Maramureș, là où le temps s’est arrêté
Roumanie, 2020
La région de Maramureș, dans le Nord de la Roumanie, est marquée par son identité rurale forte. La foule de petits villages caractéristiques, toujours habités par les roumains ayant refusé l’exode rural, prospère le long des vallées des Carpates. C’est un monde à part, suspendu dans le temps, où les routes sont encore en terre, les bottes de foin toujours façonnées à la main, les églises de bois resplendissantes encore très fréquentées.
Un autre passé y est resté figé, avec d’immenses usines du XXème siècle laissées à l’abandon. Une fracture du paysage, amplifiée par les nouvelles menaces qui pèsent sur la région : la déforestation souvent illégale de forêts primaires par de grands groupes étrangers. Portrait photographique d’une région menacée.
Frontalière à l’Ukraine, à dix heures de train de Cluj-Napoca, la région de Maramureș est un monde à part. Réputée pour ses églises de bois classées à l’UNESCO, elle est d’abord une terre pastorale ancienne, relativement épargnée de l’agriculture industrielle.
« Ici, tout était fait à la main, avec des outils eux-mêmes faits à la main ». Pour comprendre ce qui fait la substance de la région de Maramureș, il faut s’adresser aux anciens. Iuliu est né à Cluj-Napoca, mais a vite été confronté à l’endroit. Auparavant ouvrier dans une usine de fabrication de machines pour les mines, il s’est évertué à récupérer toutes les traces possibles de ce passé, pour ne pas l’oublier. C’est une source intarissable d’informations. Originellement, c’est une région pastorale, où l’on élève principalement des moutons. L’élevage est encore visible aujourd’hui, en premier lieu par les bottes de foin caractéristiques, toujours faites à la main. Le lait de brebis sera utilisé pour la fabrication de fromage, la laine pour les vêtements. Une région où l’on fabrique ce dont on a besoin. La forêt était alors utilisée seulement pour la fabrication des maisons, des églises et de ces célèbres portails travaillés caractéristiques.
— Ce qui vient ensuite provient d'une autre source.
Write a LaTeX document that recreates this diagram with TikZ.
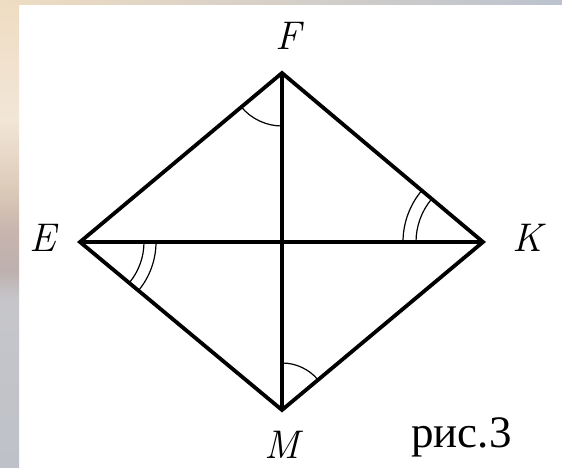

Mais depuis la domination Habsbourg à la jonction des XIXème et XXème siècle, le rapport à la forêt a changé. C’est la grande ressource de la région, largement convoitée, et pas toujours pas les roumains eux-mêmes. S’est donc ajouté à l’identité purement pastorale une dimension industrielle au début du XXème siècle. Elle s’est traduite avec le développement de la ligne de chemin de fer forestière « Mocăniță », en remplacement d’un complexe système de radeaux et d’écluses pour acheminer le bois depuis les montagnes. Un bouleversement pour les habitants de la région, jusque là habitués à une économie de subsistance. Aujourd'hui, le phénomène ne s’est pas arrêté. Comme par écho historique, l’entreprise autrichienne Schweighofer est l’un des principaux employeurs de la région. Sujette à controverse, elle est notamment accusée par la Roumanie de prélever du bois dans des zones protégées, jouant sur son intraçabilité.
Les habitants de Maramureș ne sont pas dupes. Pourtant, ils continuent de célébrer leur spécificité. On danse dans la neige, on restaure des maisons anciennes, on célèbre la messe orthodoxe, on cultive, élève, continue de vivre selon la tradition. Malgré un aspect communautaire évident, l’accueil des étrangers par les roumains est chaleureux. Ils sont toujours fiers de parler de leur culture, forgée par une histoire en contact direct avec la nature qui les entoure, et guidé par une foi sans failles.